The original intention of Residential Schools was to assimilate Aboriginal peoples; their languages, cultures, and lifestyles were to be made to resemble those of Euro-Canadians. The Canadian government wanted to effectively “kill the Indian in the child,” a statement that makes clear the violence inherent in their attempts to integrate indigenous peoples into their version of society. It is doubtful, however, that these attempts at assimilation were ever truly intended to elevate First Nations Canadians to a position equivalent to that of Euro-Canadians. As Homi Bhabha explains in Of Mimicry and Man: The Ambivalence of Colonial Discourse,
Colonial mimicry is the desire for a reformed, recognizable Other, as a subject of a difference that is almost the same, but not quite (Bhabha 3)
Indigenous cultures were, and often still are, seen as posing a threat to the dominant North American culture. The Residential Schools were designed to make them blend in more easily, but the logic inherent to such a system would never allow for them to be the same. Even current discussions like those of the National Post that consistently refer to Canada’s First Nations peoples as pre-historic and Palaeolithic betray the underlying and implicit assumption that they will always be backwards. After all, how could they ever be expected to catch up if they are already centuries behind? If Western discourses on progress and civilization are to be believed, a group who starts so far back on an upward moving timeline can have little hope of being equal to those who are allegedly reaching the pinnacle. Lucius Outlaw discusses this in his essay Toward a Critical Theory of Race, in which he highlights some of the issues associated with assimilation. Outlaw writes “the socially devisive effects of ‘ethnic’ differences were to disappear in the social-cultural ‘melting pot’ through assimilation, or, according to the pluralists, ethnic identity would be maintained across time but would be mediated by principles of the body politic” (Outlaw 61).
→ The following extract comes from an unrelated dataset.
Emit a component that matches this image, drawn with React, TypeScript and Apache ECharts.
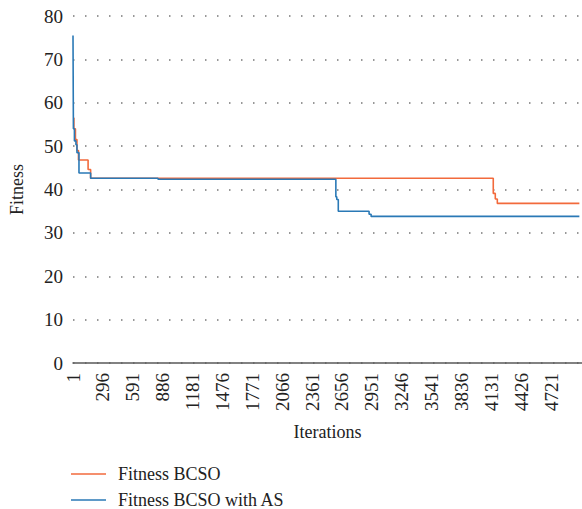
import React, { useEffect, useRef } from "react";
import * as echarts from "echarts";

// Step breakpoints: iteration at which the best fitness changes, and its new value
const bcsoIter = [1, 10, 25, 40, 55, 150, 175, 4150, 4170, 4190, 5000];
const bcsoFitness = [56.5, 54, 51.5, 49, 46.8, 44.6, 42.6, 39.1, 37.8, 36.8, 36.8];

const asIter = [1, 5, 15, 30, 40, 60, 175, 840, 2596, 2605, 2620, 2924, 2944, 5000];
const asFitness = [75.5, 54, 51.2, 50.3, 48.5, 43.8, 42.6, 42.35, 38.3, 37.7, 35.0, 34.3, 33.8, 33.8];

const seriesNames = ["Fitness BCSO", "Fitness BCSO with AS"];
const seriesColors = ["#F26A3C", "#2A79B6"];

// axis runs from iteration 1; positions are stored as (iteration - 1)
const toPoints = (iters: number[], vals: number[]) =>
  iters.map((it, i) => [it - 1, vals[i]]);

const LABEL_STEP = 295;
const LAST_ITERATION = 5000;
const FONT = "'Liberation Serif', 'DejaVu Serif', serif";

export default function App() {
  const ref = useRef<HTMLDivElement>(null);

  useEffect(() => {
    document.body.style.margin = "0";
    if (!ref.current) return;
    const chart = echarts.init(ref.current, undefined, { renderer: "svg" });
    chart.setOption({
      animation: false,
      backgroundColor: "#ffffff",
      grid: { left: 72, right: 0, top: 16, bottom: 146, containLabel: false },
      xAxis: {
        type: "value",
        min: 0,
        max: 5025,
        interval: LABEL_STEP,
        name: "Iterations",
        nameLocation: "middle",
        nameGap: 60,
        nameTextStyle: { fontFamily: FONT, fontSize: 18, color: "#222" },
        axisLine: { show: true, lineStyle: { color: "#595959", width: 1.5 } },
        axisTick: { show: false },
        splitLine: { show: false },
        axisLabel: {
          rotate: 90,
          margin: 10,
          fontFamily: FONT,
          fontSize: 19,
          color: "#222",
          formatter: (v: number) =>
            v % LABEL_STEP === 0 && v < LAST_ITERATION ? String(v + 1) : "",
        },
      },
      yAxis: {
        type: "value",
        min: 0,
        max: 80,
        interval: 10,
        name: "Fitness",
        nameLocation: "middle",
        nameGap: 47,
        nameRotate: 90,
        nameTextStyle: { fontFamily: FONT, fontSize: 18, color: "#222" },
        axisLine: { show: false },
        axisTick: { show: false },
        axisLabel: { margin: 10, fontFamily: FONT, fontSize: 19, color: "#222" },
        splitLine: {
          show: true,
          lineStyle: { color: "#777", width: 1.5, type: [1.5, 10.5] },
        },
      },
      legend: {
        show: true,
        orient: "vertical",
        left: 71,
        top: 465,
        height: 44,
        padding: 0,
        icon: "rect",
        itemWidth: 35,
        itemHeight: 1.5,
        itemGap: 8,
        textStyle: {
          fontFamily: FONT,
          fontSize: 18,
          lineHeight: 18,
          color: "#222",
          padding: [0, 0, 0, 7],
        },
        data: seriesNames,
      },
      series: [
        {
          name: seriesNames[0],
          type: "line",
          step: "end",
          showSymbol: false,
          data: toPoints(bcsoIter, bcsoFitness),
          lineStyle: { color: seriesColors[0], width: 1.6 },
          itemStyle: { color: seriesColors[0] },
        },
        {
          name: seriesNames[1],
          type: "line",
          step: "end",
          showSymbol: false,
          data: toPoints(asIter, asFitness),
          lineStyle: { color: seriesColors[1], width: 1.6 },
          itemStyle: { color: seriesColors[1] },
        },
      ],
    });
    return () => chart.dispose();
  }, []);

  return <div ref={ref} style={{ width: 582, height: 509 }} />;
}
Because the construct of race is already so heavily ingrained in different facets of society, and understandings of race are largely hinged upon visible differences, even the most successful attempts at mimicry could never eliminate the stigma associated with indigeneity. As Outlaw explains, “the state is inherently racial, every state institution is a racial institution, and the entire social order is equilibrated (unstably) by the state to preserve the prevailing social order” (Outlaw 80-1). The Residential Schools legacy, as well as the articles from the National Post, assert that Western knowledge is superior to indigenous knowledge, and thereby place Native Canadians lower down on an ‘evolutionary’ scale.
Robson betrays this prevailing belief in the good of assimilation when he quotes Thomas Sowell, who disparages “prevailing doctrines about ‘celebrating’ and preserving cultural differences,” asserting that “cultures are not museum pieces” (Robson 8). Conrad Black, on the other hand, flat out states that “[Europeans] have made vastly more of this continent than its original inhabitants could have done” (Black 11). It would seem that, if they could just adhere to European ideals and beliefs, the indigenous peoples could become one with the dominant Canadian culture and thrive “on the basis of demonstrated achievement” (Outlaw 61). This ability to demonstrate progress, that is typically measured by Euro-Americans in terms of economic development and scientific rationality, has been frequently used to differentiate between the ‘civilized’ and the ‘uncivilized’. All of this ignores, however, the previously mentioned issue of visible difference. If racism was not so heavily institutionalized this argument could have more weight. But, as Bhabha states, the colonizer, in attempting to create a likeness of themselves but still maintain that slippery difference, will focus on the obvious signs of mimicry. The colonized will continue to be “Almost the same but not white” (Bhabha 12).This ultimately provides evidence of the power of the discourses discussed in previous posts on this blog. These ways of understanding the world, for which the National Post and the Residential Schools have both served as relays, equate civilization with progress. They measure progress in terms of the value of a group’s knowledge and therefore their access to truth, meaning that civilization can only be granted to othered groups who manage to adhere to ‘western’ ways. As Bhabha has already noted, however, their inability to ever become truly the same (and the underlying desire of a colonizer to maintain that slippery difference between the ‘other’ and themselves) reinforces the dominant group’s use of race as a proxy for civilization.
Despite its inability to create an equal relationship between the ‘colonizer’ and ‘colonized’, mimicry does have the ability to be subverted. The group that has been subordinated has the power to turn mimicry into mockery, and to effectively gaze back at their colonizers. One of the ways in which this subversive power can be exercised is through literature, like Sherman Alexie’s poem How to Write the Great American Indian Novel. In it, Alexie is able to critique the history of fictitious representations of indigenous identity in literature. He mocks a series of literary tropes that consistently reinforce a narrative where the Native people must disappear in order to make room for the white people. In doing so, especially as he presents it in the form of a rulebook, Alexie sends up the literature that has been an instrument of domination for Empire, explaining that when this great American Indian novel is written, “all of the white people will be Indians and all of the Indians will be ghosts” (Alexie 40).